Ketika Presiden Soekarno menjalankan Demokrasi Terpimpin , Assaat menentangnya. Secara pribadi Bung Karno tetap dihormatinya, yang ditentangnya adalah politik Bung Karno yang seolah-olah condong ke sayap kiri Partai Komunis Indonesia. Mr. Assaat merasa terancam, karena Demokrasi Terpimpin adalah kediktatoran terselubung, ia selalu diawasi oleh intel serta PKI. Dengan berpura-pura "akan berbelanja" ia bersama keluarganya melarikan diri dengan berturut-turut naik becak dari Jl. Teuku Umar ke Jl. Sabang, dari sana dilanjutkan menuju Stasion Tanah Abang. Mr. Assaat beserta keluarga berhasil menyeberang ke Sumatera. Berdiam beberapa hari di Palembang. Ketika itu di Sumatra Selatan sudah terbentuk "Dewan Gajah" yang dipimpin oleh Letkol Barlian. Di Sumatra Barat Letkol Ahmad Husein membentuk "Dewan Banteng". Kol. Simbolon mendirikan "Dewan Gajah" di Sumatera Utara, sementara Kol. Sumual membangun "Dewan Manguni" di Sulawesi. Dewan-dewan tersebut bersatu menentang Sukarno yang dipengaruhi oleh PKI. Terbentuklah PRRI (Pemerintahan Revolusioner Republik Indonesia). Assaat yang ketika itu baru tiba di Sumatera Barat bergabung dengan PRRI. Kemudian berkeliaran di hutan-hutan Sumatera, setelah Pemerintah Pusat menggempur kekuatan PRRI.
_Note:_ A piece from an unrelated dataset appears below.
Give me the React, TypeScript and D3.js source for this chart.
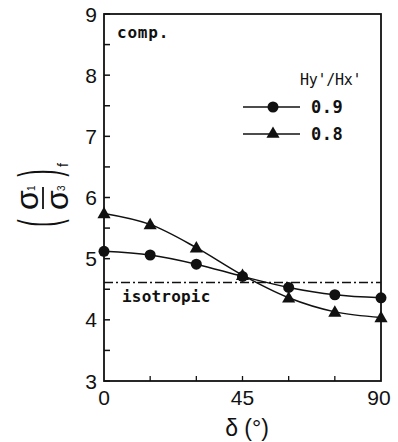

Ketika berada di hutan-hutan Sumatera Barat dan Sumatera Utara, Mr. Assaat sudah merasa dirinya sering terserang sakit. Dia ditangkap, dalam keadaan fisik lemah dan menjalani "hidup" di dalam penjara "Demokrasi Terpimpin" selama 4 tahun 1962-1966. Ia baru keluar dari tahanan di Jakarta, setelah munculnya Orde Baru.
Pada tanggal 16 Juni 1976, Mr. Assaat meninggal dirumahnya yang sederhana di Warung Jati Jakarta Selatan. Mr. Assaat gelar Datuk Mudo diantar oleh teman-teman seperjuangannya, sahabat, handai tolan dan semua keluarganya, dia dihormati oleh negara dengan kebesaran militer.